À la question de savoir comment expliquer le déclin de la civilisation arabe après le XVe siècle, il répond comme Renan et de nombreux autres penseurs depuis: «Ici, la responsabilité de la religion musulmane apparaît tout entière. Il est clair que partout où elle s'établit, cette religion a cherché à étouffer les sciences et elle a été merveilleusement servie dans ses desseins par le despotisme.» C'est justement à ce genre de despotisme religieux que le directeur de la bibliothèque d'Alexandrie demande aujourd'hui de résister. Selon lui, le développement des sciences a besoin de plus que de l'argent; il repose en fait sur la liberté: «Liberté de chercher, de critiquer, de penser, d'envisager l'impensable.»
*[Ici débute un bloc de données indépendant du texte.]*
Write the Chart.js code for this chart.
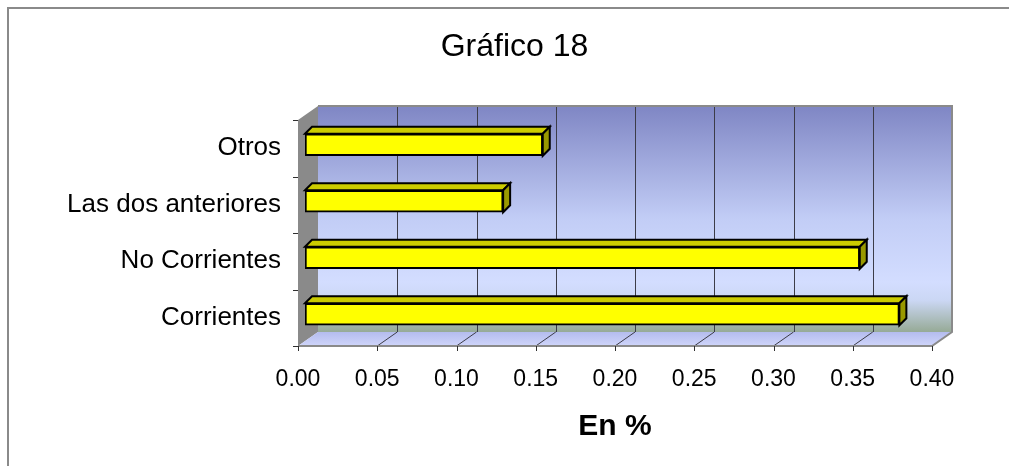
<!DOCTYPE html>
<html><head><meta charset="utf-8">
<script src="https://cdn.jsdelivr.net/npm/chart.js@4/dist/chart.umd.min.js"></script>
<style>html,body{margin:0;padding:0;background:#fff;overflow:hidden}#wrap{width:1009px;height:466px;position:relative}canvas{display:block}</style>
</head><body>
<div id="wrap"><canvas id="c" width="1009" height="466"></canvas></div>
<script>
// ---- data ----
const categories = ['Otros', 'Las dos anteriores', 'No Corrientes', 'Corrientes'];
const values = [0.15, 0.125, 0.35, 0.375];
const tickLabels = ['0.00', '0.05', '0.10', '0.15', '0.20', '0.25', '0.30', '0.35', '0.40'];
const titleText = 'Gráfico 18';
const axisTitle = 'En %';

// ---- style ----
const FONT = '"Liberation Sans", Arial, Helvetica, sans-serif';
const DEPTH = {dx: 20, dy: -14};
const BAR_SHIFT = {dx: 7, dy: -3.5};
const BAR_DEPTH = {dx: 7, dy: -7};

const frame3d = {
  id: 'frame3d',
  beforeDraw(chart) {
    const ctx = chart.ctx;
    ctx.save();
    ctx.fillStyle = '#fff';
    ctx.fillRect(0, 0, chart.width, chart.height);
    ctx.strokeStyle = '#8a8a8a';
    ctx.lineWidth = 2;
    ctx.beginPath();
    ctx.moveTo(8, chart.height);
    ctx.lineTo(8, 8);
    ctx.lineTo(chart.width, 8);
    ctx.stroke();
    ctx.restore();
  },
  beforeDatasetsDraw(chart) {
    const {ctx, chartArea: a, scales: {x, y}} = chart;
    const L = a.left, R = a.right, T = a.top, B = a.bottom;
    const dx = DEPTH.dx, dy = DEPTH.dy;
    ctx.save();
    // back wall
    const g = ctx.createLinearGradient(0, T + dy, 0, B + dy);
    g.addColorStop(0, '#7f86c4');
    g.addColorStop(0.5, '#c2cdf6');
    g.addColorStop(0.78, '#d3ddff');
    g.addColorStop(0.86, '#cbd7f4');
    g.addColorStop(1, '#96aa96');
    ctx.fillStyle = g;
    ctx.fillRect(L + dx, T + dy, R - L, B - T);
    // back wall grid lines
    ctx.strokeStyle = '#3c3c48';
    ctx.lineWidth = 1;
    x.ticks.forEach(t => {
      if (t.value <= x.min || t.value >= x.max) return;
      const px = Math.round(x.getPixelForValue(t.value) + dx) + 0.5;
      ctx.beginPath();
      ctx.moveTo(px, T + dy);
      ctx.lineTo(px, B + dy);
      ctx.stroke();
    });
    // left wall
    ctx.fillStyle = '#8a8a8a';
    ctx.beginPath();
    ctx.moveTo(L, T);
    ctx.lineTo(L + dx, T + dy);
    ctx.lineTo(L + dx, B + dy);
    ctx.lineTo(L, B);
    ctx.closePath();
    ctx.fill();
    // floor
    const fg = ctx.createLinearGradient(0, B + dy, 0, B);
    fg.addColorStop(0, '#b4bcee');
    fg.addColorStop(1, '#cfd5fa');
    ctx.fillStyle = fg;
    ctx.beginPath();
    ctx.moveTo(L, B);
    ctx.lineTo(L + dx, B + dy);
    ctx.lineTo(R + dx, B + dy);
    ctx.lineTo(R, B);
    ctx.closePath();
    ctx.fill();
    // floor diagonals
    ctx.strokeStyle = '#3c3c48';
    ctx.lineWidth = 1;
    x.ticks.forEach(t => {
      if (t.value <= x.min || t.value >= x.max) return;
      const px = x.getPixelForValue(t.value);
      ctx.beginPath();
      ctx.moveTo(px, B);
      ctx.lineTo(px + dx, B + dy);
      ctx.stroke();
    });
    // outlines
    ctx.strokeStyle = '#8a8a8a';
    ctx.lineWidth = 2;
    ctx.beginPath();
    ctx.moveTo(L + dx, T + dy);
    ctx.lineTo(R + dx, T + dy);
    ctx.lineTo(R + dx, B + dy);
    ctx.lineTo(R, B);
    ctx.lineTo(L, B);
    ctx.stroke();
    // tick marks
    ctx.strokeStyle = '#303030';
    ctx.lineWidth = 1;
    x.ticks.forEach(t => {
      const px = Math.round(x.getPixelForValue(t.value)) + 0.5;
      ctx.beginPath();
      ctx.moveTo(px, B);
      ctx.lineTo(px, B + 5);
      ctx.stroke();
    });
    const half = (B - T) / categories.length / 2;
    for (let i = 0; i <= categories.length; i++) {
      const py = Math.round(i < categories.length ? y.getPixelForValue(i) - half : y.getPixelForValue(i - 1) + half) + 0.5;
      ctx.beginPath();
      ctx.moveTo(L - 5, py);
      ctx.lineTo(L, py);
      ctx.stroke();
    }
    ctx.restore();
    // bars sit at mid depth
    ctx.save();
    ctx.translate(BAR_SHIFT.dx, BAR_SHIFT.dy);
  },
  afterDatasetsDraw(chart) {
    const ctx = chart.ctx;
    const meta = chart.getDatasetMeta(0);
    const bx = BAR_DEPTH.dx, by = BAR_DEPTH.dy;
    ctx.lineWidth = 2;
    ctx.strokeStyle = '#000';
    ctx.lineJoin = 'miter';
    meta.data.forEach(el => {
      const {x: xe, y: yc, base, height: h} = el.getProps(['x', 'y', 'base', 'height'], true);
      const top = yc - h / 2, bot = yc + h / 2;
      // top face
      ctx.fillStyle = '#cccc00';
      ctx.beginPath();
      ctx.moveTo(base, top);
      ctx.lineTo(base + bx, top + by);
      ctx.lineTo(xe + bx, top + by);
      ctx.lineTo(xe, top);
      ctx.closePath();
      ctx.fill();
      ctx.stroke();
      // side face
      ctx.fillStyle = '#999900';
      ctx.beginPath();
      ctx.moveTo(xe, top);
      ctx.lineTo(xe + bx, top + by);
      ctx.lineTo(xe + bx, bot + by);
      ctx.lineTo(xe, bot);
      ctx.closePath();
      ctx.fill();
      ctx.stroke();
    });
    ctx.restore();
  }
};

Chart.defaults.color = '#000';
Chart.defaults.font.family = FONT;

new Chart(document.getElementById('c'), {
  type: 'bar',
  data: {
    labels: categories,
    datasets: [{
      data: values,
      backgroundColor: '#ffff00',
      borderColor: '#000',
      borderWidth: 2,
      borderSkipped: false,
      barThickness: 22
    }]
  },
  options: {
    indexAxis: 'y',
    responsive: false,
    animation: false,
    devicePixelRatio: 1,
    layout: {padding: {left: 20, right: 0, top: 0, bottom: 0}},
    plugins: {
      legend: {display: false},
      tooltip: {enabled: false},
      title: {
        display: true,
        text: titleText,
        color: '#000',
        font: {size: 32, weight: 'normal', family: FONT},
        padding: {top: 28, bottom: 53.6}
      }
    },
    scales: {
      x: {
        type: 'linear',
        min: 0,
        max: 0.4,
        grid: {display: false},
        border: {display: false},
        ticks: {
          stepSize: 0.05,
          padding: 12,
          color: '#000',
          font: {size: 23, family: FONT},
          callback: (v, i) => tickLabels[i]
        },
        title: {
          display: true,
          text: axisTitle,
          color: '#000',
          font: {size: 30, weight: 'bold', family: FONT},
          padding: {top: 0, bottom: 21}
        },
        afterFit: s => { s.height = 120; }
      },
      y: {
        grid: {display: false},
        border: {display: false},
        ticks: {
          padding: 9,
          color: '#000',
          font: {size: 26, family: FONT}
        },
        afterFit: s => { s.width = 278; }
      },
      yRight: {
        type: 'linear',
        position: 'right',
        display: true,
        grid: {display: false},
        border: {display: false},
        ticks: {display: false},
        afterFit: s => { s.width = 77; }
      }
    }
  },
  plugins: [frame3d]
});
</script>
</body></html>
Pour cela, conclut-il, il faut s'engager «à combattre pour les valeurs de la science et rejeter l'obscurantisme, le fanatisme et la xénophobie». Un tel combat sera difficile, mais il «libérera les esprits de la tyrannie de l'intolérance, de la bigoterie et de la peur, et ouvrira les portes à la recherche libre, à la tolérance et à l'imagination». Bien que séparés par 125 ans d'histoire, Ernest Renan, Jamal al-Din Afghani et Ismail Serageldin portent le même message.
La situation de l'homme
Pour Renan, qui semble croire que la religion finira un jour par disparaître ou devenir totalement inoffensive, «la science seule peut améliorer la malheureuse situation de l'homme ici-bas». Plus réaliste, Al-Afghani affirme plutôt que, «tant que l'humanité existera, la lutte ne cessera pas entre le dogme et le libre examen, entre la religion et la philosophie, lutte acharnée dans laquelle, je le crains, le triomphe ne sera pas pour la libre pensée parce que la raison déplaît à la foule».
Et sa conclusion sera la nôtre: «La science, si belle qu'elle soit, ne satisfait pas complètement l'humanité qui a soif d'idéal et qui aime à planer dans des régions obscures et lointaines que les philosophes et les savants ne peuvent ni apercevoir ni explorer.»